INSTRUCTIONS TO FOLLOW -
Do not repeat pictures. Repeat exactly the lines of the listing below from its first line through the line with "return 1 - py / H".

MATERIAL PROVIDED -
◆ ◆ ◆ ◆ ◆

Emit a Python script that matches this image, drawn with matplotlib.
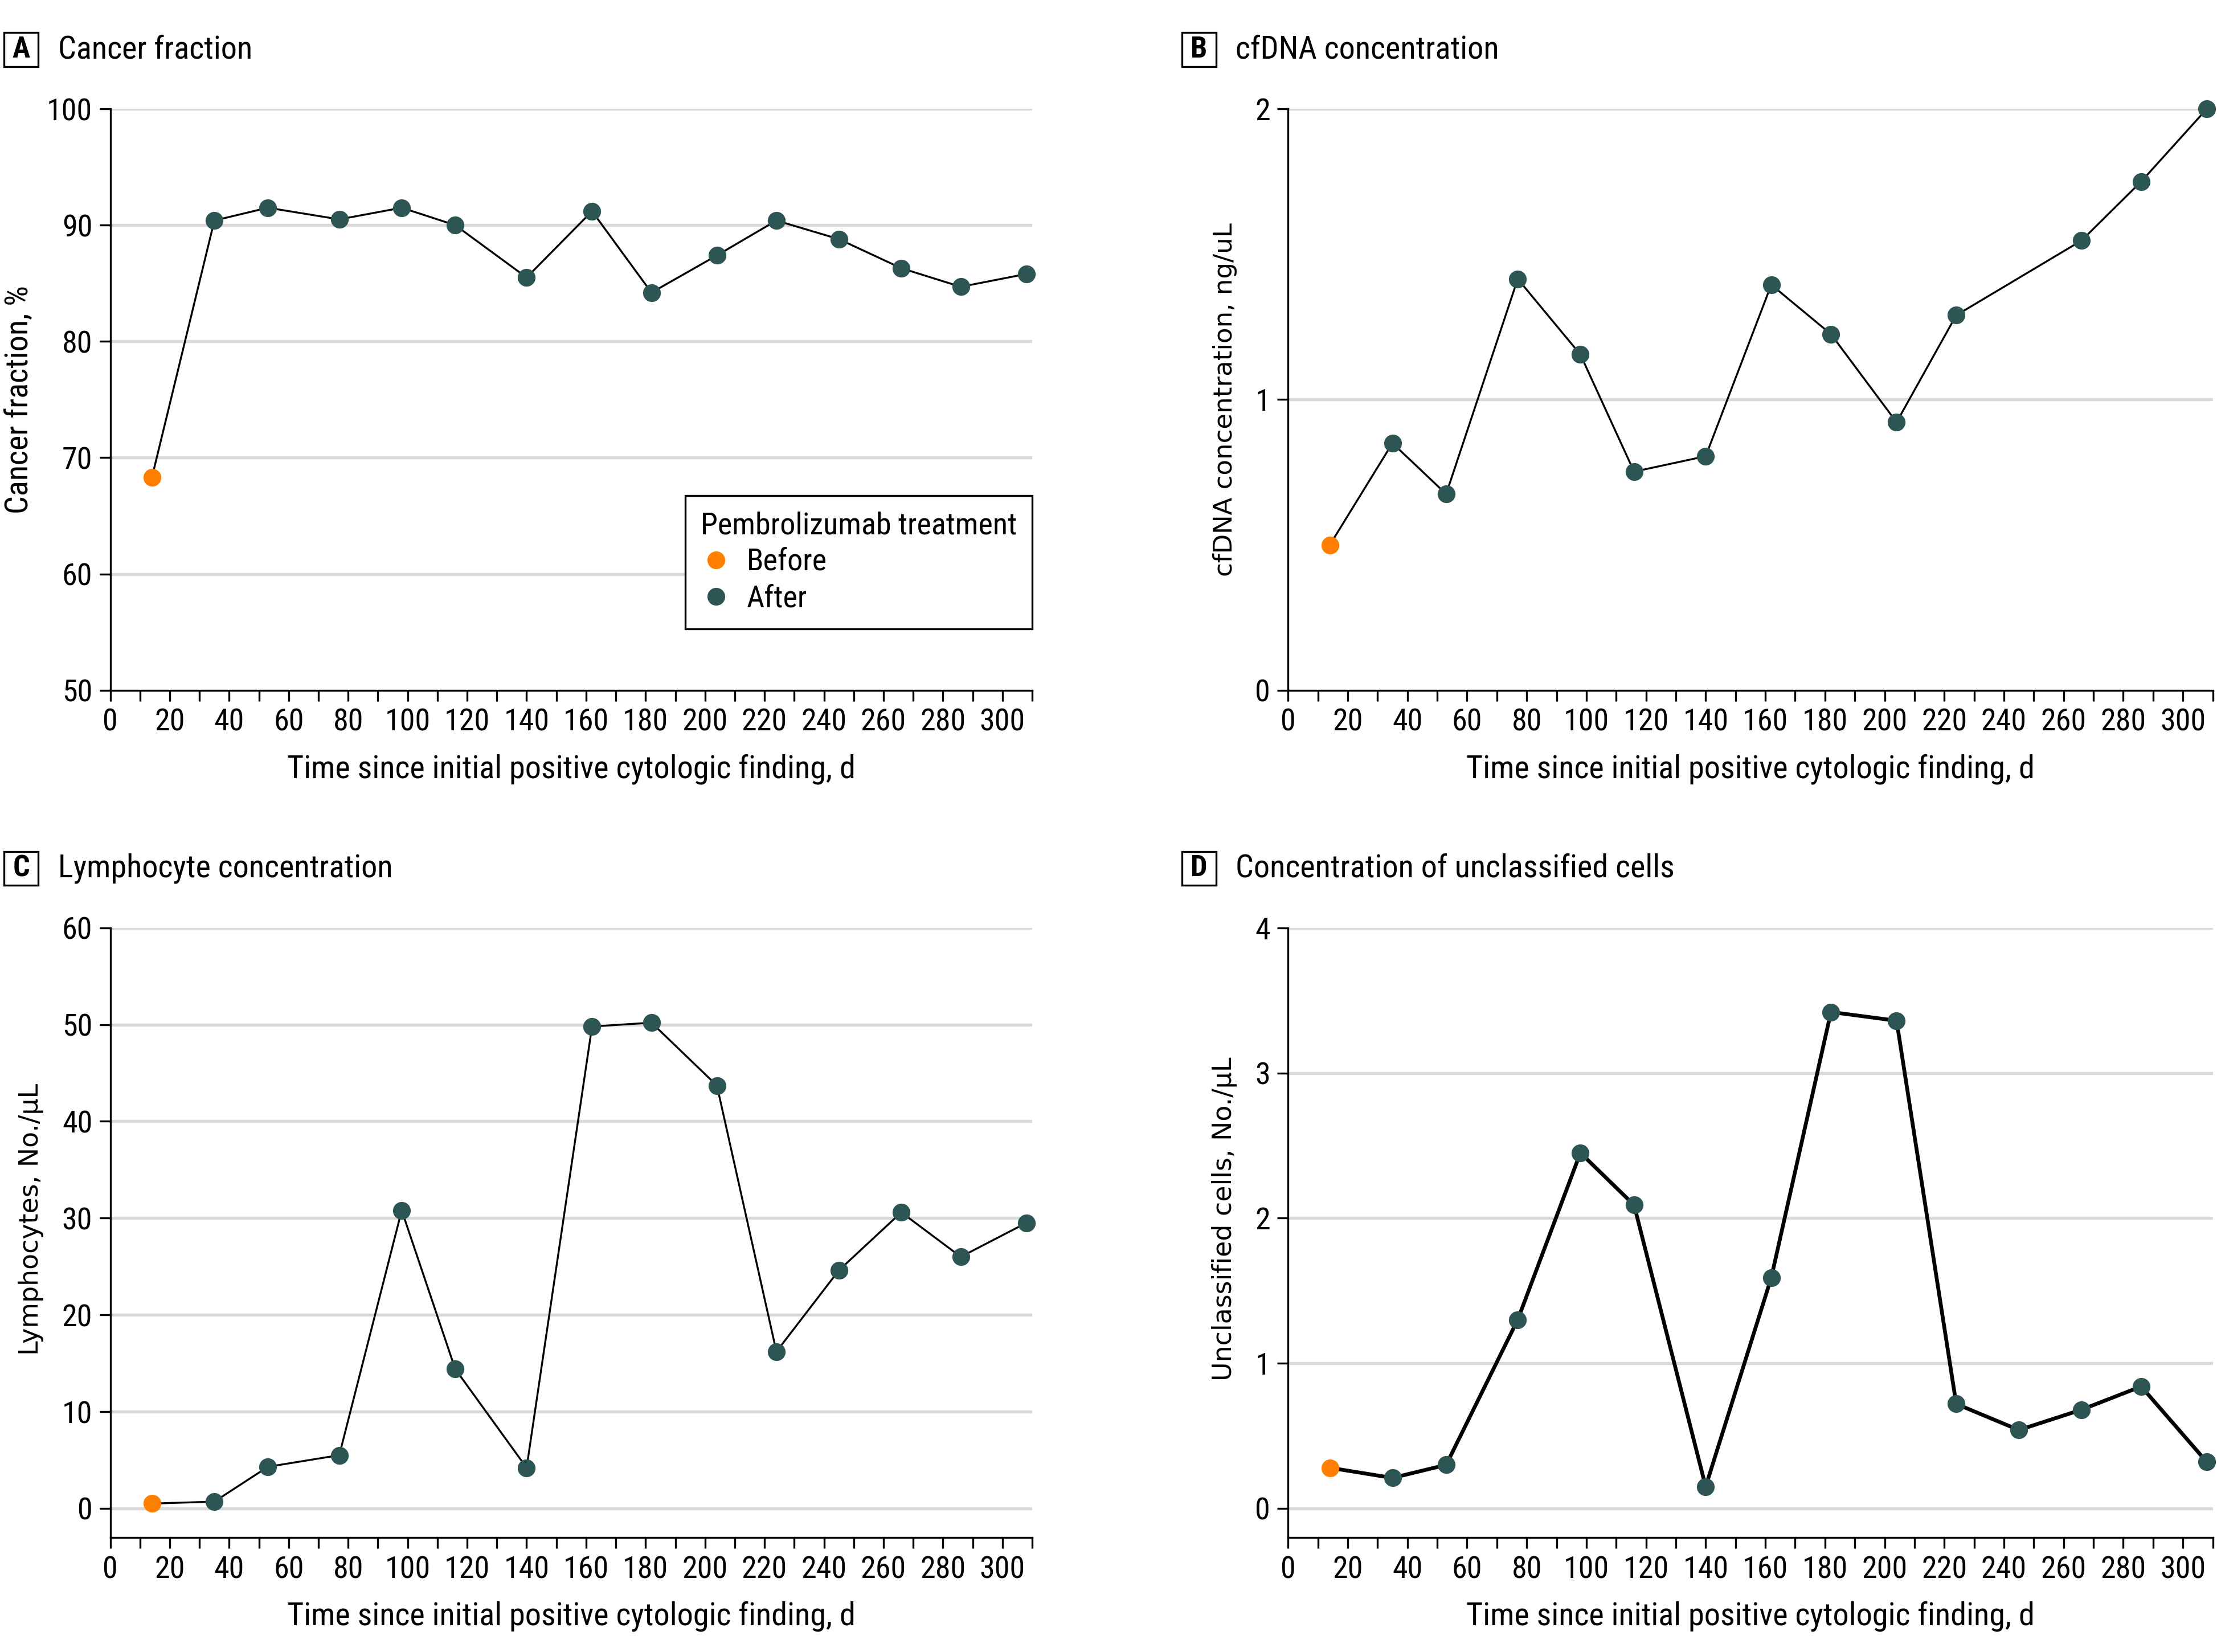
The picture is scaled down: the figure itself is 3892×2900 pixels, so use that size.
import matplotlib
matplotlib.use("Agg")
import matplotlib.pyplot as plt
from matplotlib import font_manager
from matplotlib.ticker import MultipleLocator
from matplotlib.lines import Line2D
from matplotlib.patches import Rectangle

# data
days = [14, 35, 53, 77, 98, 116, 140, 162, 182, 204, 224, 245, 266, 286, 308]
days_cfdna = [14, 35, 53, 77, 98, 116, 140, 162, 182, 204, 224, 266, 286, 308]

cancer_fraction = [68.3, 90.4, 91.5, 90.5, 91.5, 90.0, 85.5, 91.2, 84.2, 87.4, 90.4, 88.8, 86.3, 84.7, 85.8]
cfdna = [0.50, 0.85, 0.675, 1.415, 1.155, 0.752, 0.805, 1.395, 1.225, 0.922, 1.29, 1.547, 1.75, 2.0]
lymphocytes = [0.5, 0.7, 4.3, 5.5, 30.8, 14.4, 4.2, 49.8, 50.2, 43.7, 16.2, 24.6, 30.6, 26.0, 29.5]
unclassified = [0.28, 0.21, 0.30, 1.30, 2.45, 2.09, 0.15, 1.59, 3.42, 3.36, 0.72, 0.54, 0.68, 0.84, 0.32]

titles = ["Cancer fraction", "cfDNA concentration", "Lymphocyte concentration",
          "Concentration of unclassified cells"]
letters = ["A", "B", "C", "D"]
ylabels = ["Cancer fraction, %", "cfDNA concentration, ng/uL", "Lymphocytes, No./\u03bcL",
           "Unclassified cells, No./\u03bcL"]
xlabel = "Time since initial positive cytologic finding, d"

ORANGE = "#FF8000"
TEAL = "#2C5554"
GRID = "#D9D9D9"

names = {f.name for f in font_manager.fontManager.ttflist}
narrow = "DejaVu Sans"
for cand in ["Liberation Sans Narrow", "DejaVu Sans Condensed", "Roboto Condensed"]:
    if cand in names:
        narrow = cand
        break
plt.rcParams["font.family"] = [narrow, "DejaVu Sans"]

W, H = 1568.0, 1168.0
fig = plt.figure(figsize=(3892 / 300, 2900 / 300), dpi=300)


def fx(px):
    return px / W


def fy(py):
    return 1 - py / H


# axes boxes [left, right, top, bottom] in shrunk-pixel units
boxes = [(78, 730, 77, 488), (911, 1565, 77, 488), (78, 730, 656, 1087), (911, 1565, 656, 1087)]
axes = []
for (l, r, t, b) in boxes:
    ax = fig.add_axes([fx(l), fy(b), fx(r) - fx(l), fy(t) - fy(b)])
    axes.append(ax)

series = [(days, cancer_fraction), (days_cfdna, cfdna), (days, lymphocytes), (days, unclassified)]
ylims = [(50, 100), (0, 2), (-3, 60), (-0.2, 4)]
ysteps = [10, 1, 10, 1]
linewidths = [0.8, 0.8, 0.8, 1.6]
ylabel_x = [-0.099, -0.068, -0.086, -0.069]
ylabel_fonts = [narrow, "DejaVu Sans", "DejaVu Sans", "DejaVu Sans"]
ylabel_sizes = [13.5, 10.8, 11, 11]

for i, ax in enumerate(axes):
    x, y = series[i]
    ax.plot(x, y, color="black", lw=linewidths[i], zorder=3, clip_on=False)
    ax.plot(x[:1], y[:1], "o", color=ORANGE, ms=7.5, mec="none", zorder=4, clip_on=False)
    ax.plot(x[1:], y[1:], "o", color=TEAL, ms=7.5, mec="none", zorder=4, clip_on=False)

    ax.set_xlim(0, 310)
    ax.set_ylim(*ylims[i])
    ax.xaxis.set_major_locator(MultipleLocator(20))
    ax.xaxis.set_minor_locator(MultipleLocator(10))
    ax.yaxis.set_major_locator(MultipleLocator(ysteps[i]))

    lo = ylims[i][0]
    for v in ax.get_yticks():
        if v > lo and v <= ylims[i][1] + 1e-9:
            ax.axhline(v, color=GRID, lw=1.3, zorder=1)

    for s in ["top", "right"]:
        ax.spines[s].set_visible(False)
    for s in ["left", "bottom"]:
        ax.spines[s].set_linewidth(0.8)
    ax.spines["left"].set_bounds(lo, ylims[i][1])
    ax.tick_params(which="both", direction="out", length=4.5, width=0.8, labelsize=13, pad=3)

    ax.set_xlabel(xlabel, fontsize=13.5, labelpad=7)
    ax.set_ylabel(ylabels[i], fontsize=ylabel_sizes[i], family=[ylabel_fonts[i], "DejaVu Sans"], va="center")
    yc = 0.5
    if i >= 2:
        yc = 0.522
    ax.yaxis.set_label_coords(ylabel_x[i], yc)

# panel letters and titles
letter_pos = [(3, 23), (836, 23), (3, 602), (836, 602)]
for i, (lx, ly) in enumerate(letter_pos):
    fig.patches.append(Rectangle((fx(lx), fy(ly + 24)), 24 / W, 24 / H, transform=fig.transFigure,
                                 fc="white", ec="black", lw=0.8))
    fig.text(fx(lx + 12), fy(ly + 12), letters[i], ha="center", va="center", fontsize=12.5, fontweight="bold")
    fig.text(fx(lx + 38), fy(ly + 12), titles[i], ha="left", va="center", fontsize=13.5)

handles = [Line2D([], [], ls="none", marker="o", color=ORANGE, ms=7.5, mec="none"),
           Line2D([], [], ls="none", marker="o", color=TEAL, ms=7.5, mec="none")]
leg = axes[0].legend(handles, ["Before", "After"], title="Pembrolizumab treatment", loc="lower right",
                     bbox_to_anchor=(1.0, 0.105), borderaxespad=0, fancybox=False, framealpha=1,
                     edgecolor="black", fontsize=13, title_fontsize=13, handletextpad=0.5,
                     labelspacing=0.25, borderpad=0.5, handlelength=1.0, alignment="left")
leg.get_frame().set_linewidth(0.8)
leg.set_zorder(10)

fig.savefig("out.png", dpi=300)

◆ ◆ ◆ ◆ ◆

WRITTEN ANSWER -
Emit a Python script that matches this image, drawn with matplotlib.
The picture is scaled down: the figure itself is 3892×2900 pixels, so use that size.
import matplotlib
matplotlib.use("Agg")
import matplotlib.pyplot as plt
from matplotlib import font_manager
from matplotlib.ticker import MultipleLocator
from matplotlib.lines import Line2D
from matplotlib.patches import Rectangle

# data
days = [14, 35, 53, 77, 98, 116, 140, 162, 182, 204, 224, 245, 266, 286, 308]
days_cfdna = [14, 35, 53, 77, 98, 116, 140, 162, 182, 204, 224, 266, 286, 308]

cancer_fraction = [68.3, 90.4, 91.5, 90.5, 91.5, 90.0, 85.5, 91.2, 84.2, 87.4, 90.4, 88.8, 86.3, 84.7, 85.8]
cfdna = [0.50, 0.85, 0.675, 1.415, 1.155, 0.752, 0.805, 1.395, 1.225, 0.922, 1.29, 1.547, 1.75, 2.0]
lymphocytes = [0.5, 0.7, 4.3, 5.5, 30.8, 14.4, 4.2, 49.8, 50.2, 43.7, 16.2, 24.6, 30.6, 26.0, 29.5]
unclassified = [0.28, 0.21, 0.30, 1.30, 2.45, 2.09, 0.15, 1.59, 3.42, 3.36, 0.72, 0.54, 0.68, 0.84, 0.32]

titles = ["Cancer fraction", "cfDNA concentration", "Lymphocyte concentration",
          "Concentration of unclassified cells"]
letters = ["A", "B", "C", "D"]
ylabels = ["Cancer fraction, %", "cfDNA concentration, ng/uL", "Lymphocytes, No./\u03bcL",
           "Unclassified cells, No./\u03bcL"]
xlabel = "Time since initial positive cytologic finding, d"

ORANGE = "#FF8000"
TEAL = "#2C5554"
GRID = "#D9D9D9"

names = {f.name for f in font_manager.fontManager.ttflist}
narrow = "DejaVu Sans"
for cand in ["Liberation Sans Narrow", "DejaVu Sans Condensed", "Roboto Condensed"]:
    if cand in names:
        narrow = cand
        break
plt.rcParams["font.family"] = [narrow, "DejaVu Sans"]

W, H = 1568.0, 1168.0
fig = plt.figure(figsize=(3892 / 300, 2900 / 300), dpi=300)


def fx(px):
    return px / W


def fy(py):
    return 1 - py / H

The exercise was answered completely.